失敗は成功に裏返る
前回の記事「未来が過去を変へる」の中で、
「量子の世界では時間の因果律が逆転する」
といふ実験結果を紹介しました。
その実験では、時間的にあとで観測したことによつて、それよりも前に起こつた現象に変化を及ぼしたとしか思へない。さういふ結果が出たのです。
ふつうには
「原因は過去にあり、それが時間的流れで結果として現象化する」
と考へる。
あるいは仏教でも
「前世の因が今世に果として現れる」
と教へる。
我々の通念では、時間は過去から未来に向けてのみ一方方向に流れるので、過去が未来に影響を及ぼすことはあつても、未来が過去に影響することはありえないと考へる。ところが、ミクロの量子世界ではこれが逆転するやうに見えるといふのです。
日常生活では我々の通念は妥当のやうに思へる。しかし我々の意識世界においては量子世界と同様、この因果律の時間的逆転はむしろ、ふつうに起こりえることではないか。さういふ体験を我々はしばしばしてゐるやうに思ふのです。具体的に考へてみませう。
昔ある人からかなりひどい扱ひを受け、とても悩み、傷つきもした。その体験からなかなか解放されなかつたけれど、救ひを求めてある素晴らしい師に出会ひ、人生が大きく転換した。さういふ体験をしたとします。
転換したあとになつてみると、
「あのとき、苦しんだお陰で思ひがけず人生が開けた。私を苦しめた人は悪い人ではなかつた。むしろ私の恩人だ」
といふ思ひになつた。
このやうなことがあれば、人生の光を見つけた今の変化が、苦しんだ過去を変へることになつた。さう言へないでせうか。
こゝで重要なことは、今の変化も、それに伴ふ過去の変化も、いづれも私の「意識」の中で起こつてゐるといふ点です。
逆に言へば、昔その人がどんな言葉を使ひ、どんな行為をしたかといふ客観的な事実は変はらない。といふか、そんな事実はとうの昔に消え去つてゐるのであり、それはただ私の記憶(意識)の中にあるに過ぎないのです。
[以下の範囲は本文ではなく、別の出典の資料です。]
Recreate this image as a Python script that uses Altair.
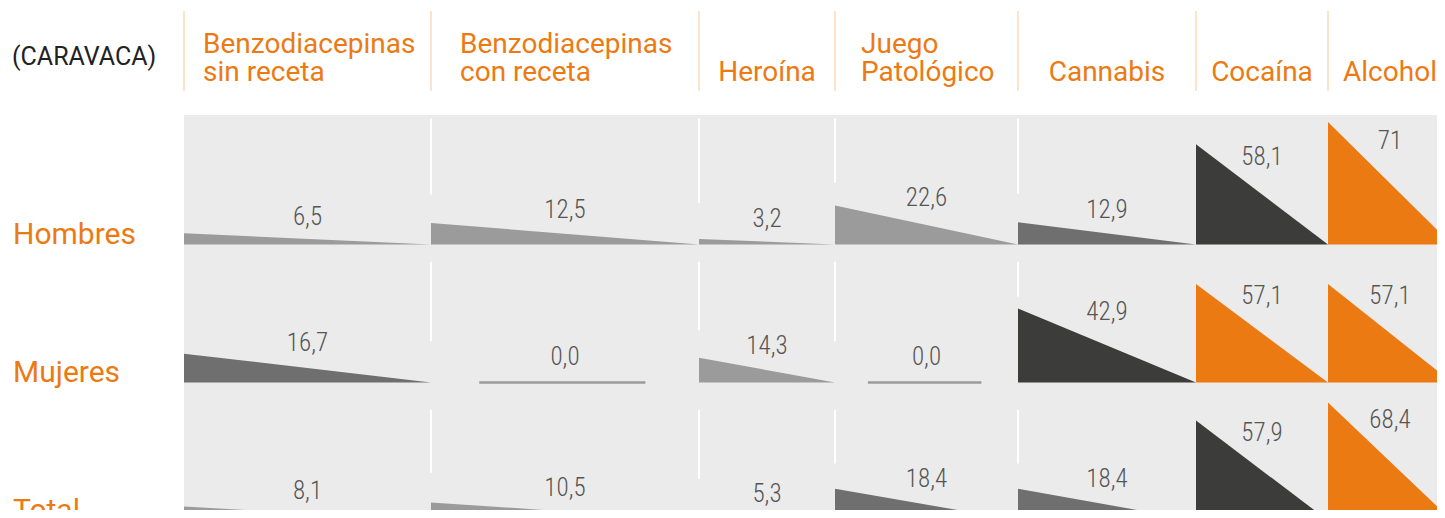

さうすると、過去が変はつたといふのは、私の意識の中の記憶が変はつたといふことです。
こゝが少しややこしいのですが、過去が変はつたのはいつかと言へば、それは「今」です。私の意識が「今」、恨みから感謝に変はることによつて、過去の体験の記憶が「今」忌まわしいものからありがたいものへ変はつた。そのやうに言へば、意識の中には過去とか今とか未来とか、そんな時間の流れなどないといふふうにも考へられます。敢へて言へば、意識の中にはつねに「今」しかない。
過去や未来があると思ってゐるのは、実は私の意識でせう。実際に過去や未来などといふものがあるのかどうか、そんなことは分からない。時間の流れがあると思つてゐるのは私の意識なのですが、その意識の中には「今」しかない。何だか、とても不思議です。
いづれにせよ、意識の中には「今」しかないので、その中での処理次第で「過去」も自由に変へられる。
「今日の私のやり方は失敗だつたな」
と思つて、悔やむことがある。しかし私の意識の中で、そのやり方にプラスの意義を見つけ出すことができさへすれば、失敗はとたんに成功に裏返るのです。
意識の世界は量子力学に通じてゐる。我々の存在世界は大きな輪のやうになつてゐて、極と極が繋がつてゐる。さういふイメージが私の頭に描き出されます。